Thanks for the feedback--I'm 6'6" and don't "hunker" as well as I once did, so squaring up to the GG under field conditions has proved to be a challenge. At any rate, good glass is hard to argue with...
jp, I did that once with a self-cocking shutter on 6x9 and liked the results. I have a self-cocking 150mm G-Claron...but no wides.
CB, yeah it's hard enough for my 6' self to get situated, I can't imagine being another half foot! For this shot, I had to bushwack back to the confluence of this creek and another - I found out today the "trail" fords the creek, which I didn't do, and so I was on goat trails and bushwacking for a half mile. Almost fell down a large hill a few times .
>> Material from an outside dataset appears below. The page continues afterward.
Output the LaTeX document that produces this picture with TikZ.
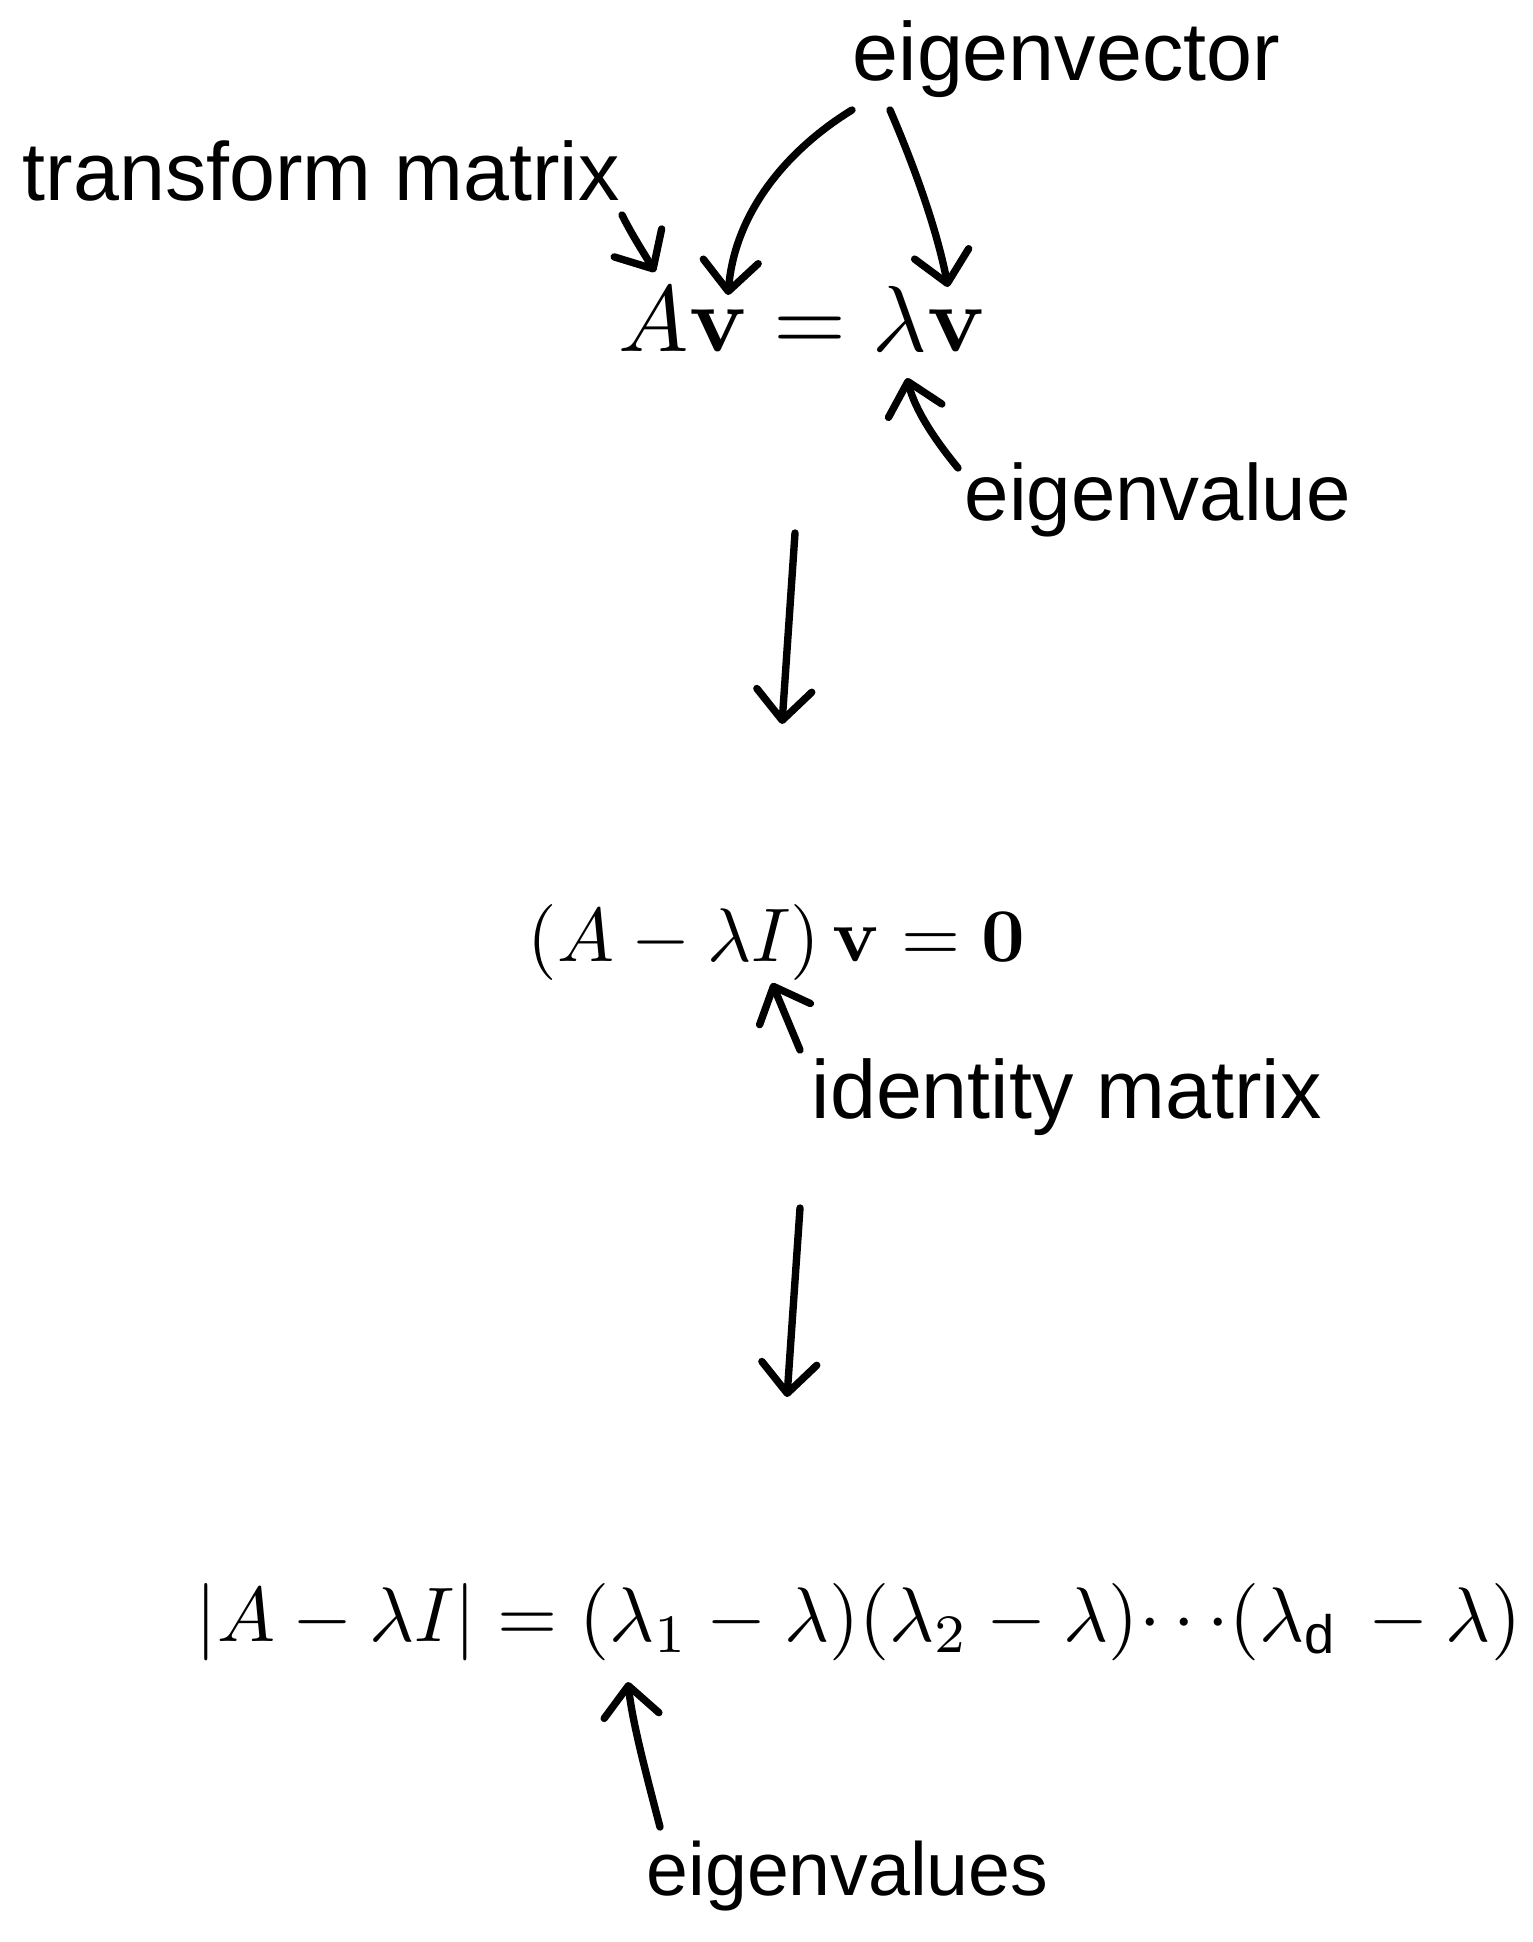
\documentclass[tikz,border=0pt]{standalone}
\usepackage{graphicx}
\usepackage[no-math]{fontspec}
\newfontfamily\lab{Liberation Sans}
\usetikzlibrary{arrows.meta}
\begin{document}
\begin{tikzpicture}[x=0.01cm,y=-0.01cm,
  lbl/.style={anchor=base west,inner sep=0pt,font=\lab\fontsize{23.5}{28}\selectfont},
  eqn/.style={anchor=base west,inner sep=0pt},
  arr/.style={line width=2.1pt,line cap=round,line join=round,
    -{Straight Barb[length=0.3cm,width=0.55cm,round]}}]
\useasboundingbox (0,0) rectangle (1532,1942);

% labels
\node[lbl] (evec) at (852,80) {eigenvector};
\node[lbl] (tm) at (22,200) {transform matrix};
\node[lbl,font=\lab\fontsize{22.7}{27}\selectfont] (eval) at (964,520) {eigenvalue};
\node[lbl] (idm) at (811,1118) {identity matrix};
\node[lbl,font=\lab\fontsize{21.4}{26}\selectfont] (evals) at (646,1895) {eigenvalues};

% equations
\node[eqn] (eq1) at (618,351) {\scalebox{2.67}{$A\mathbf{v} = \lambda\mathbf{v}$}};
\node[eqn] (eq2) at (527,961) {\scalebox{2.16}{$(A - \lambda I)\,\mathbf{v} = \mathbf{0}$}};
\node[eqn] (eq3) at (195,1641) {\scalebox{2.2}{$|A - \lambda I| = (\lambda_1 - \lambda)(\lambda_2 - \lambda){\cdots}(\lambda_{\mbox{\lab\fontsize{7}{8}\selectfont d}}\, - \lambda)$}};

% arrow end points
\coordinate (tmS) at (622,215);   \coordinate (tmT) at (655,272);
\coordinate (evLS) at (852,110);  \coordinate (evLT) at (728,295);
\coordinate (evRS) at (890,110);  \coordinate (evRT) at (948,287);
\coordinate (evalS) at (958,468); \coordinate (evalT) at (907,378);
\coordinate (d1S) at (795,533);   \coordinate (d1T) at (782,724);
\coordinate (idS) at (800,1050);  \coordinate (idT) at (772,983);
\coordinate (d2S) at (800,1208);  \coordinate (d2T) at (787,1397);
\coordinate (evsS) at (660,1827); \coordinate (evsT) at (628,1682);

\draw[arr] (tmS) .. controls (632,235) and (645,255) .. (tmT);
\draw[arr] (evLS) .. controls (790,148) and (735,210) .. (evLT);
\draw[arr] (evRS) .. controls (918,175) and (938,235) .. (evRT);
\draw[arr] (evalS) .. controls (935,440) and (915,410) .. (evalT);
\draw[arr] (d1S) -- (d1T);
\draw[arr] (idS) -- (idT);
\draw[arr] (d2S) -- (d2T);
\draw[arr] (evsS) .. controls (645,1770) and (632,1720) .. (evsT);
\end{tikzpicture}
\end{document}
Here is how Corran gets those low midstream shots. I tried it, it really works for even f8 lenses.
The magic you are looking for is in the work you are avoiding.
http://www.searing.photography
I actually have a reflex viewer for my Linhof but I don't tend to hike with that camera and I wouldn't bring the reflex viewer anyway. I lean more towards the "bring less, go farther" philosophy.
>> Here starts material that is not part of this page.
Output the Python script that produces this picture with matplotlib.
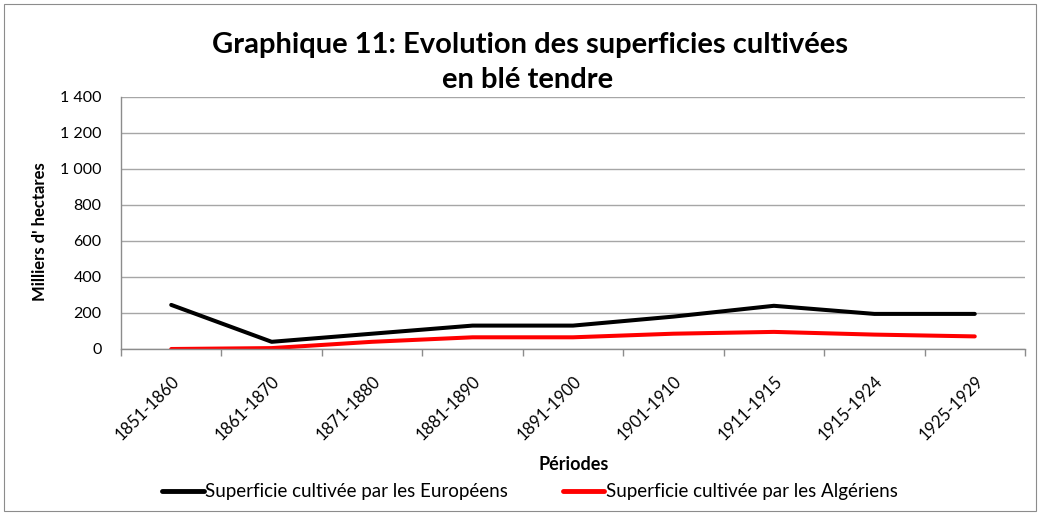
import matplotlib
matplotlib.use("Agg")
import matplotlib.pyplot as plt
from matplotlib.patches import Rectangle
from matplotlib.ticker import FuncFormatter, MultipleLocator, FixedLocator
from matplotlib.transforms import ScaledTranslation

periodes = ["1851-1860", "1861-1870", "1871-1880", "1881-1890", "1891-1900",
            "1901-1910", "1911-1915", "1915-1924", "1925-1929"]
europeens = [245, 40, 85, 130, 130, 180, 240, 195, 195]
algeriens = [0, 5, 40, 65, 65, 85, 95, 80, 70]

FONT = ["Lato", "DejaVu Sans"]
plt.rcParams['font.family'] = FONT

W, H = 1040, 515
fig = plt.figure(figsize=(W / 100, H / 100), dpi=100)
fig.patch.set_facecolor("white")

# chart border
fig.add_artist(Rectangle((4 / W, 1 - 511 / H), 1032 / W, 507 / H, transform=fig.transFigure,
                         fill=False, edgecolor="#8c8c8c", linewidth=0.8))

left, right, top, bottom = 121, 1025, 97, 349
ax = fig.add_axes([left / W, 1 - bottom / H, (right - left) / W, (bottom - top) / H])

x = list(range(len(periodes)))
ax.plot(x, europeens, color="black", linewidth=2.9, solid_capstyle="round",
        label="Superficie cultivée par les Européens")
ax.plot(x, algeriens, color="#ff0000", linewidth=2.9, solid_capstyle="round",
        label="Superficie cultivée par les Algériens")

ax.set_xlim(-0.5, len(periodes) - 0.5)
ax.set_ylim(0, 1400)
ax.yaxis.set_major_locator(MultipleLocator(200))
ax.yaxis.set_major_formatter(FuncFormatter(lambda v, p: f"{int(v):,}".replace(",", " ")))
ax.grid(axis="y", color="#a6a6a6", linewidth=1.0)
ax.set_axisbelow(True)

for s in ["top", "right"]:
    ax.spines[s].set_visible(False)
for s in ["left", "bottom"]:
    ax.spines[s].set_color("#8c8c8c")
    ax.spines[s].set_linewidth(1.0)

ax.set_xticks(x)
ax.set_xticklabels(periodes, rotation=45, ha="right", va="top", rotation_mode="anchor",
                   fontsize=12)
offset = ScaledTranslation(-5 / 100, 0, fig.dpi_scale_trans)
for lab in ax.get_xticklabels():
    lab.set_transform(lab.get_transform() + offset)
ax.xaxis.set_minor_locator(FixedLocator([i + 0.5 for i in range(len(periodes))] + [-0.5]))
ax.tick_params(axis="x", which="major", length=0, pad=17)
ax.tick_params(axis="x", which="minor", length=5, color="#8c8c8c", width=1.0)
ax.tick_params(axis="y", length=0, pad=14, labelsize=11.5)

fig.text(530 / W, 1 - 45 / H, "Graphique 11: Evolution des superficies cultivées",
         ha="center", va="center", fontsize=21, fontweight="bold")
fig.text(528 / W, 1 - 80 / H, "en blé tendre",
         ha="center", va="center", fontsize=21, fontweight="bold")

fig.text(40 / W, 1 - 232 / H, "Milliers d' hectares", rotation=90, ha="center", va="center",
         fontsize=12, fontweight="bold")
fig.text(574 / W, 1 - 465 / H, "Périodes", ha="center", va="center",
         fontsize=13, fontweight="bold")

leg = fig.legend(loc="center", bbox_to_anchor=(530 / W, 1 - 492 / H), ncol=2, frameon=False,
                 fontsize=13.5, handlelength=2.2, handletextpad=0.1, columnspacing=2.9)
for line in leg.get_lines():
    line.set_linewidth(3.5)

fig.savefig("out.png", dpi=100)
When I shoot my Pentax 67ii* I often pop off the prism to look at the composition directly, especially since I've gotten burned many times by the 90% viewfinder coverage (I'm picky with my compositions, as I mentioned). I have the pop-up waist-level finder but often forget to bring it.
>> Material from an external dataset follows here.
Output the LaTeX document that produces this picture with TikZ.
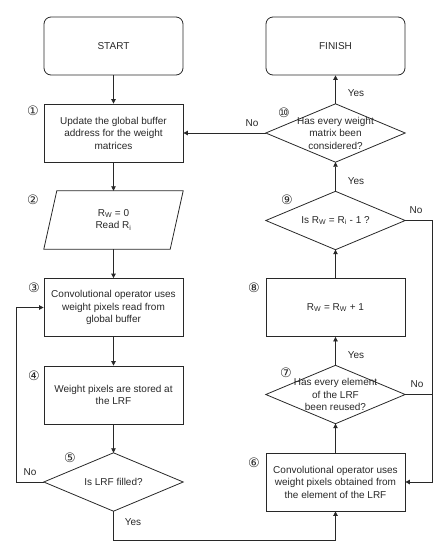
\documentclass[tikz,border=0pt]{standalone}
\usepackage{fontspec}
\setmainfont{Liberation Sans}
\newfontfamily\numfont{DejaVu Sans}
\usetikzlibrary{arrows.meta,positioning,calc}
\definecolor{ink}{RGB}{40,40,40}
\begin{document}
\begin{tikzpicture}[x=1pt,y=-1pt,
  every node/.style={text=ink},
  font=\fontsize{10}{12.5}\selectfont,
  boxnode/.style={draw=ink,line width=0.8pt,minimum width=139pt,minimum height=58pt,align=center,inner sep=0pt},
  termnode/.style={boxnode,rounded corners=7pt},
  hidnode/.style={minimum width=139pt,minimum height=58pt,inner sep=0pt},
  dtext/.style={align=center,inner sep=0pt},
  numlbl/.style={font=\numfont\fontsize{13}{13}\selectfont,inner sep=0pt},
  lbl/.style={inner sep=0pt},
  conn/.style={draw=ink,line width=0.8pt},
  arr/.style={conn,-{Triangle[length=4.5pt,width=4.5pt]}}
]
\useasboundingbox (0,0) rectangle (447,550);
% left column
\node[termnode] (start) at (113.5,46) {START};
\node[boxnode] (b1) at (113.5,133) {Update the global buffer\\address for the weight\\matrices};
\node[hidnode] (p2) at (113.5,220) {};
\node[dtext] (t2) at (p2.center) {R\textsubscript{W} = 0\\Read R\textsubscript{i}};
\draw[conn] ([xshift=13pt]p2.north west) -- (p2.north east) -- ([xshift=-13pt]p2.south east) -- (p2.south west) -- cycle;
\node[boxnode] (b3) at (113.5,307.5) {Convolutional operator uses\\weight pixels read from\\global buffer};
\node[boxnode] (b4) at (113.5,395) {Weight pixels are stored at\\the LRF};
\node[hidnode] (d5) at (113.5,482) {};
\draw[conn] (d5.north) -- (d5.east) -- (d5.south) -- (d5.west) -- cycle;
\node[dtext] (t5) at (d5.center) {Is LRF filled?};
% right column
\node[termnode] (finish) at (335.5,46) {FINISH};
\node[hidnode] (d10) at (335.5,133) {};
\draw[conn] (d10.north) -- (d10.east) -- (d10.south) -- (d10.west) -- cycle;
\node[dtext] (t10) at (d10.center) {Has every weight\\matrix been\\considered?};
\node[hidnode] (d9) at (335.5,220.5) {};
\draw[conn] (d9.north) -- (d9.east) -- (d9.south) -- (d9.west) -- cycle;
\node[dtext] (t9) at (d9.center) {Is R\textsubscript{W} = R\textsubscript{i} - 1 ?};
\node[boxnode] (b8) at (335.5,307.5) {R\textsubscript{W} = R\textsubscript{W} + 1};
\node[hidnode] (d7) at (335.5,394.5) {};
\draw[conn] (d7.north) -- (d7.east) -- (d7.south) -- (d7.west) -- cycle;
\node[dtext] (t7) at (d7.center) {Has every element\\of the LRF\\been reused?};
\node[boxnode] (b6) at (335.5,482) {Convolutional operator uses\\weight pixels obtained from\\the element of the LRF};
% numbers
\node[numlbl] (n1) at (33,111) {①};
\node[numlbl] (n2) at (33,200) {②};
\node[numlbl] (n3) at (34,288) {③};
\node[numlbl] (n4) at (34,376) {④};
\node[numlbl] (n5) at (70,458) {⑤};
\node[numlbl] (n6) at (254,463) {⑥};
\node[numlbl] (n7) at (286,373) {⑦};
\node[numlbl] (n8) at (254,288) {⑧};
\node[numlbl] (n9) at (287,200) {⑨};
\node[numlbl] (n10) at (284,113) {⑩};
% connectors
\draw[arr] (start.south) -- (b1.north);
\draw[arr] (b1.south) -- (p2.north);
\draw[arr] (p2.south) -- (b3.north);
\draw[arr] (b3.south) -- (b4.north);
\draw[arr] (b4.south) -- (d5.north);
\coordinate (c5) at (16,482);
\draw[arr] (d5.west) -- (c5) |- (b3.west);
\coordinate (c5b) at (113.5,540);
\draw[arr] (d5.south) -- (c5b) -| (b6.south);
\draw[arr] (b6.north) -- (d7.south);
\draw[arr] (d7.north) -- (b8.south);
\draw[arr] (b8.north) -- (d9.south);
\draw[arr] (d9.north) -- (d10.south);
\draw[arr] (d10.north) -- (finish.south);
\draw[arr] (d10.west) -- (b1.east);
\coordinate (c9) at (432,220.5);
\draw[arr] (d9.east) -- (c9) |- (b6.east);
\coordinate (c7) at (432,394.5);
\draw[conn] (d7.east) -- (c7);
% labels
\node[lbl] (l5n) at (30,472) {No};
\node[lbl] (l5y) at (133,522) {Yes};
\node[lbl] (l10y) at (356,93) {Yes};
\node[lbl] (l10n) at (252,123) {No};
\node[lbl] (l9y) at (356,181) {Yes};
\node[lbl] (l9n) at (416,210) {No};
\node[lbl] (l7y) at (356,355) {Yes};
\node[lbl] (l7n) at (417,384) {No};
\end{tikzpicture}
\end{document}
*Don't do this with the older 6x7 models!! It can break your meter chain.
I've recently begun to experiment with a press shutter...for ocean waves and brooks/waterfalls, sometimes using a series of constant-speed exposures (typically multiples of slowish speeds like 1/15th, 1/8th, 1/4) - with other series of mixed longer exposures - like two or three one second exposures, added to perhaps one much longer (one to three minute) exposure. Exciting to try this...but to be honest, I haven't been all that thrilled by results so far.
1897 Ak-sar-ben Camera - Kodak Commercial Ektar 300mm- f/45 - Fomapan 100 - 8x10 Film - HC110 1+100 - Unaltered Negative Scan
Thank you Holden.
Another shot from Canada Creek, on a second outing with users esearing and Kerosene Hat. Eric graciously let me use his camera and bum a few sheets of film from him since I was shooting my ULF camera instead but saw a couple little scenes that worked better on 4x5.
Here's the first one. Chamonix 45n2, Schneider SA 90mm f/8, Delta 100, FX-39 (overdeveloped because I absentmindedly used TMX times, but pulled down a bit in the scan - probably need a slightly softer filter for printing):
What intrigued me was the shapes and lines, and then the glowing leaves across the creek from the color changing.